Comparing Popular ERP Systems Used in Australia
Rather than crowning a winner, here’s where each platform shines.
NetSuite
Best for: Mid-sized and fast-growing businesses. Strengths include a cloud-native platform, strong financial management, and multi-company capabilities. The main limitation is higher implementation costs.
SAP Business One
Best for: Manufacturing and distribution companies. It offers robust inventory and production features backed by a global ecosystem, though implementations tend to be more complex.
Microsoft Dynamics 365
Best for: Businesses already using Microsoft products. It integrates beautifully with the Microsoft ecosystem and combines CRM and ERP capabilities. Watch out for licensing complexity.
MYOB Acumatica
Best for: Australian SMEs. Its biggest draw is local support and native Australian compliance, plus familiar accounting features. It can be less flexible for highly complex operations.
Odoo ERP
Best for: Businesses seeking flexibility and cost efficiency. Its modular architecture, extensive customisation, strong inventory and manufacturing tools, and lower entry costs make it popular—though it does require an experienced implementation partner.
The Biggest Mistake Businesses Make When Choosing ERP
Most companies ask, “Which ERP is the best?”
The better question is, “Which ERP is the best fit for our processes and growth plans?”
Features alone don’t guarantee success. Implementation matters more than software rankings, and your business requirements should always drive the decision.
Cloud ERP vs Traditional ERP: Which Direction Is Australia Moving?
Why Cloud ERP Is Becoming the Default
Cloud platforms win on lower infrastructure costs, remote accessibility, and automatic updates. For most Australian businesses, this is now the obvious starting point.
When On-Premise ERP Still Makes Sense
On-premise still has a place when you face strict data requirements, run specialised environments, or depend on legacy systems.

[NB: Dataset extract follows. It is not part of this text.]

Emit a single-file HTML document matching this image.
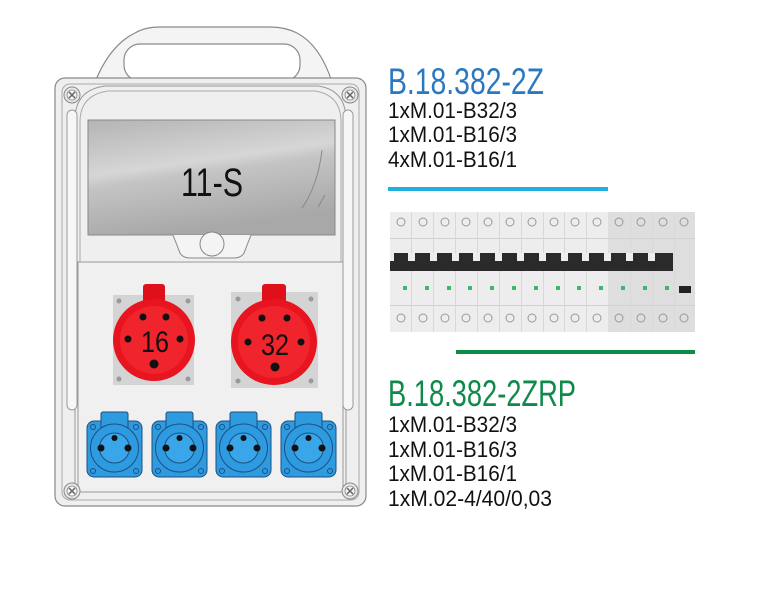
<!DOCTYPE html>
<html><head><meta charset="utf-8"><style>
html,body{margin:0;padding:0;background:#fff;}
svg{display:block;}
text{font-family:"Liberation Sans Narrow","Liberation Sans",sans-serif;}
</style></head><body>
<svg width="760" height="603" viewBox="0 0 760 603" xmlns="http://www.w3.org/2000/svg">
<defs>
<linearGradient id="win" x1="0" y1="0" x2="0.3" y2="1">
<stop offset="0" stop-color="#b4b4b4"/><stop offset="0.45" stop-color="#d6d6d6"/><stop offset="0.55" stop-color="#c4c4c4"/><stop offset="1" stop-color="#a8a8a8"/>
</linearGradient>
<g id="screw"><circle r="8" fill="#e8e8e8" stroke="#888" stroke-width="1"/><circle r="5" fill="#f4f4f4" stroke="#888" stroke-width="0.8"/><path d="M-3,-3L3,3M3,-3L-3,3" stroke="#666" stroke-width="1.5"/></g>
<g id="blue">
<rect x="0" y="9" width="55" height="56" rx="7" fill="#2e9ae0" stroke="#1d4f80" stroke-width="1"/>
<rect x="14" y="0" width="27" height="22" rx="2" fill="#2e9ae0" stroke="#1d4f80" stroke-width="1"/>
<circle cx="27.5" cy="36" r="24" fill="#2e9ae0" stroke="#1d4f80" stroke-width="1"/>
<circle cx="27.5" cy="36" r="15" fill="#3aa6ea" stroke="#1d4f80" stroke-width="1"/>
<circle cx="27.5" cy="26" r="3" fill="#111"/><circle cx="14" cy="36" r="3.5" fill="#111"/><circle cx="41" cy="36" r="3.5" fill="#111"/>
<circle cx="6" cy="15" r="2.5" fill="none" stroke="#1d4f80"/><circle cx="49" cy="15" r="2.5" fill="none" stroke="#1d4f80"/>
<circle cx="6" cy="59" r="2.5" fill="none" stroke="#1d4f80"/><circle cx="49" cy="59" r="2.5" fill="none" stroke="#1d4f80"/>
</g>
</defs>
<path d="M95,82 Q110,45 135,33 Q145,27 160,27 L270,27 Q285,27 297,33 Q320,45 332,82" fill="#f4f4f4" stroke="#8a8a8a" stroke-width="1.2"/>
<rect x="124" y="44" width="176" height="37" rx="16" fill="#fff" stroke="#8a8a8a" stroke-width="1.2"/>
<rect x="55" y="78" width="311" height="428" rx="10" fill="#efefef" stroke="#8a8a8a" stroke-width="1.2"/>
<rect x="62" y="84" width="297" height="416" rx="8" fill="none" stroke="#aaa" stroke-width="1"/>
<path d="M75,490 L75,120 Q75,90 105,86 L318,86 Q346,90 346,120 L346,490" fill="none" stroke="#999" stroke-width="1"/>
<path d="M80,490 L80,122 Q80,95 108,91 L315,91 Q341,95 341,122 L341,490" fill="none" stroke="#aaa" stroke-width="1"/>
<rect x="67" y="110" width="10" height="300" rx="5" fill="#f6f6f6" stroke="#9a9a9a"/>
<rect x="343" y="110" width="10" height="300" rx="5" fill="#f6f6f6" stroke="#9a9a9a"/>
<rect x="78" y="262" width="265" height="230" fill="#f0f0f0" stroke="#999" stroke-width="1"/>
<rect x="88" y="120" width="247" height="115" fill="url(#win)" stroke="#888" stroke-width="1"/>
<path d="M322,150 Q318,185 302,208 M325,195 L318,207" stroke="#888" fill="none" stroke-width="1"/>
<text x="212" y="196" font-size="40" text-anchor="middle" fill="#111" textLength="62" lengthAdjust="spacingAndGlyphs">11-S</text>
<path d="M173,235 L180,253 Q183,258 190,258 L234,258 Q241,258 244,253 L251,235" fill="#f4f4f4" stroke="#888"/>
<circle cx="212" cy="244" r="12" fill="#f4f4f4" stroke="#888"/>
<use href="#screw" x="72" y="95"/><use href="#screw" x="350" y="95"/><use href="#screw" x="72" y="491"/><use href="#screw" x="350" y="491"/>
<rect x="113" y="295" width="81" height="90" fill="#d4d4d4"/>
<circle cx="119" cy="301" r="2.5" fill="#999"/><circle cx="188" cy="301" r="2.5" fill="#999"/><circle cx="119" cy="379" r="2.5" fill="#999"/><circle cx="188" cy="379" r="2.5" fill="#999"/>
<rect x="143" y="284" width="22" height="24" rx="3" fill="#e0101a"/>
<circle cx="154" cy="340" r="41" fill="#e8141f"/>
<circle cx="154" cy="340" r="34" fill="#f0242c"/>
<circle cx="143" cy="317" r="3.5" fill="#111"/><circle cx="166" cy="317" r="3.5" fill="#111"/><circle cx="128" cy="339" r="3.5" fill="#111"/><circle cx="180" cy="339" r="3.5" fill="#111"/><circle cx="154" cy="364" r="4.5" fill="#111"/>
<text x="155" y="352" font-size="30" text-anchor="middle" fill="#111" textLength="28" lengthAdjust="spacingAndGlyphs">16</text>
<rect x="231" y="292" width="87" height="96" fill="#d4d4d4"/>
<circle cx="238" cy="299" r="2.5" fill="#999"/><circle cx="311" cy="299" r="2.5" fill="#999"/><circle cx="238" cy="381" r="2.5" fill="#999"/><circle cx="311" cy="381" r="2.5" fill="#999"/>
<rect x="262" y="284" width="24" height="24" rx="3" fill="#e0101a"/>
<circle cx="274" cy="342" r="43" fill="#e8141f"/>
<circle cx="274" cy="342" r="36" fill="#f0242c"/>
<circle cx="262" cy="318" r="3.5" fill="#111"/><circle cx="287" cy="318" r="3.5" fill="#111"/><circle cx="248" cy="342" r="3.5" fill="#111"/><circle cx="301" cy="342" r="3.5" fill="#111"/><circle cx="275" cy="367" r="4.5" fill="#111"/>
<text x="275" y="355" font-size="30" text-anchor="middle" fill="#111" textLength="28" lengthAdjust="spacingAndGlyphs">32</text>
<use href="#blue" x="87" y="412"/><use href="#blue" x="152" y="412"/><use href="#blue" x="216" y="412"/><use href="#blue" x="281" y="412"/>
<text x="388" y="94" font-size="37" fill="#2b78c0" textLength="156" lengthAdjust="spacingAndGlyphs">B.18.382-2Z</text>
<text x="388" y="118" font-size="22" fill="#111" textLength="129" lengthAdjust="spacingAndGlyphs">1xM.01-B32/3</text>
<text x="388" y="142" font-size="22" fill="#111" textLength="129" lengthAdjust="spacingAndGlyphs">1xM.01-B16/3</text>
<text x="388" y="167" font-size="22" fill="#111" textLength="129" lengthAdjust="spacingAndGlyphs">4xM.01-B16/1</text>
<rect x="388" y="187" width="220" height="4" fill="#1fb0e0"/>
<rect x="390" y="212" width="305" height="120" fill="#ededed"/>
<rect x="608" y="212" width="87" height="120" fill="#dedede"/>
<rect x="390" y="238" width="305" height="1" fill="#d0d0d0"/>
<rect x="390" y="305" width="305" height="1" fill="#d0d0d0"/>
<g fill="none" stroke="#999" stroke-width="1">
<circle cx="401" cy="222" r="4"/><circle cx="423" cy="222" r="4"/><circle cx="445" cy="222" r="4"/><circle cx="466" cy="222" r="4"/><circle cx="488" cy="222" r="4"/><circle cx="510" cy="222" r="4"/><circle cx="532" cy="222" r="4"/><circle cx="554" cy="222" r="4"/><circle cx="575" cy="222" r="4"/><circle cx="597" cy="222" r="4"/><circle cx="619" cy="222" r="4"/><circle cx="641" cy="222" r="4"/><circle cx="663" cy="222" r="4"/><circle cx="684" cy="222" r="4"/>
<circle cx="401" cy="318" r="4"/><circle cx="423" cy="318" r="4"/><circle cx="445" cy="318" r="4"/><circle cx="466" cy="318" r="4"/><circle cx="488" cy="318" r="4"/><circle cx="510" cy="318" r="4"/><circle cx="532" cy="318" r="4"/><circle cx="554" cy="318" r="4"/><circle cx="575" cy="318" r="4"/><circle cx="597" cy="318" r="4"/><circle cx="619" cy="318" r="4"/><circle cx="641" cy="318" r="4"/><circle cx="663" cy="318" r="4"/><circle cx="684" cy="318" r="4"/>
</g>
<g fill="#d8d8d8">
<rect x="411" y="212" width="1" height="120"/><rect x="433" y="212" width="1" height="120"/><rect x="455" y="212" width="1" height="120"/><rect x="477" y="212" width="1" height="120"/><rect x="499" y="212" width="1" height="120"/><rect x="521" y="212" width="1" height="120"/><rect x="543" y="212" width="1" height="120"/><rect x="564" y="212" width="1" height="120"/><rect x="586" y="212" width="1" height="120"/><rect x="630" y="212" width="1" height="120"/><rect x="652" y="212" width="1" height="120"/><rect x="674" y="212" width="1" height="120"/>
</g>
<g fill="#2a2a2a">
<rect x="390" y="253" width="239" height="18"/>
<rect x="629" y="253" width="44" height="18"/>
</g>
<g fill="#ededed">
<rect x="390" y="253" width="4" height="8"/><rect x="408" y="253" width="7" height="8"/><rect x="430" y="253" width="7" height="8"/><rect x="452" y="253" width="7" height="8"/><rect x="473" y="253" width="7" height="8"/><rect x="495" y="253" width="7" height="8"/><rect x="517" y="253" width="7" height="8"/><rect x="539" y="253" width="7" height="8"/><rect x="561" y="253" width="7" height="8"/><rect x="582" y="253" width="7" height="8"/><rect x="604" y="253" width="7" height="8"/><rect x="626" y="253" width="7" height="8"/><rect x="648" y="253" width="7" height="8"/>
</g>
<g fill="#3db86a">
<rect x="403" y="286" width="4" height="4"/><rect x="425" y="286" width="4" height="4"/><rect x="447" y="286" width="4" height="4"/><rect x="468" y="286" width="4" height="4"/><rect x="490" y="286" width="4" height="4"/><rect x="512" y="286" width="4" height="4"/><rect x="534" y="286" width="4" height="4"/><rect x="556" y="286" width="4" height="4"/><rect x="577" y="286" width="4" height="4"/><rect x="599" y="286" width="4" height="4"/><rect x="621" y="286" width="4" height="4"/><rect x="643" y="286" width="4" height="4"/><rect x="665" y="286" width="4" height="4"/>
</g>
<rect x="679" y="286" width="12" height="7" fill="#222"/>
<rect x="456" y="350" width="239" height="4" fill="#0f8a4a"/>
<text x="388" y="406" font-size="37" fill="#0f8a4a" textLength="188" lengthAdjust="spacingAndGlyphs">B.18.382-2ZRP</text>
<text x="388" y="432" font-size="22" fill="#111" textLength="129" lengthAdjust="spacingAndGlyphs">1xM.01-B32/3</text>
<text x="388" y="457" font-size="22" fill="#111" textLength="129" lengthAdjust="spacingAndGlyphs">1xM.01-B16/3</text>
<text x="388" y="481" font-size="22" fill="#111" textLength="129" lengthAdjust="spacingAndGlyphs">1xM.01-B16/1</text>
<text x="388" y="506" font-size="22" fill="#111" textLength="164" lengthAdjust="spacingAndGlyphs">1xM.02-4/40/0,03</text>
</svg>
</body></html>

Industry Matters More Than Vendor Popularity
The features that matter depend entirely on what you do:
- Manufacturing: production planning, MRP capabilities, inventory control
- Wholesale and distribution: warehouse management, multi-location inventory, procurement
- Retail: POS integrations, eCommerce synchronisation, customer experience
- Service businesses: project management, resource allocation, financial visibility
Beyond Software: Why Your ERP Partner Matters
A successful project depends on more than the software itself. Look for a partner with genuine industry expertise in Australian business requirements, solid implementation experience to reduce deployment risks, strong customisation capabilities to tailor the system, and reliable ongoing support for training and long-term optimisation.
Instead of Looking for the Best ERP, Build a Shortlist
- Identify pain points: manual processes, data silos, and reporting issues.
- Define must-have features: inventory, manufacturing, accounting, and CRM.
- Compare solutions: weigh up functionality, cost, and scalability.
- Evaluate implementation partners: check local support, industry experience, and customer success stories.
The Best ERP System in Australia Is the One That Fits Your Business
So, what is the best ERP system in Australia? The honest answer is that there’s no universal winner. Different industries require different capabilities, and implementation and support often matter more than the software features themselves.
The right ERP should solve today’s problems while supporting tomorrow’s growth. Start with your business, build a focused shortlist, and choose a partner who’ll back you all the way.